Infrastructure

Major Undersea Cable Severed Off Taiwan, Causing Regional Outages

Major Undersea Cable Severed Off Taiwan, Causing Regional Outages

| An anchor incident damages a critical subsea fiber optic cable, leading to significant internet disruption across Southeast Asia.


Services Diverted After Cable Break

An international consortium of telecom providers confirmed today that a major subsea fiber optic cable, the Asia Pacific Gateway (APG), was severed in two places approximately 50 kilometers off the coast of Taiwan. Initial assessments point toward accidental damage caused by a drifting commercial vessel’s anchor during a recent storm.

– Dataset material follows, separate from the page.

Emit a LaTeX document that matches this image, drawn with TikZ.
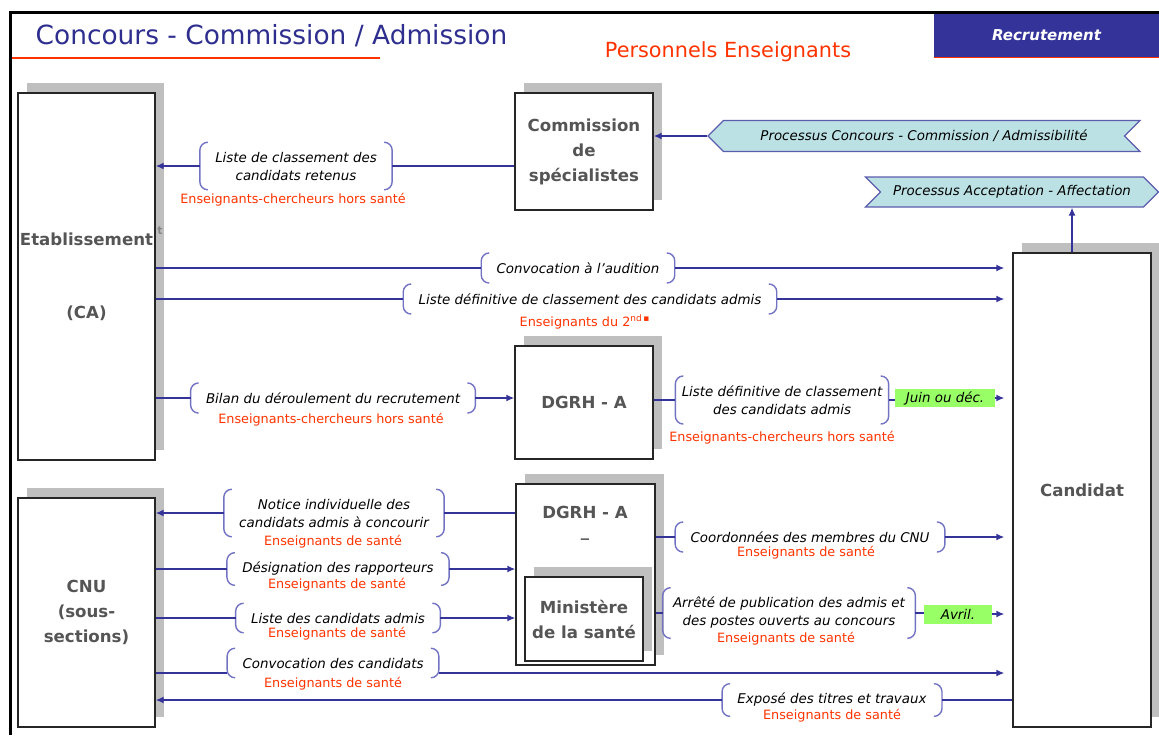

The cable damage has immediately impacted internet speeds and services across several major Asian economies, including Singapore, Hong Kong, Vietnam, and the Philippines. While most large carriers have successfully diverted traffic to backup cables (like the SJC2 and AAE-1 systems), users are reporting intermittent packet loss and slower load times during peak hours.

“This incident highlights the extreme vulnerability of the global internet’s physical layer,” noted Dr. Kenji Ito, a telecommunications professor in Tokyo. “While redundancy exists, a dual-point failure on a major artery always creates bottlenecks.”

Repair ships have been dispatched, but the complex task of locating, retrieving, and splicing the cable segments is expected to take at least six to eight weeks, depending on favorable weather conditions.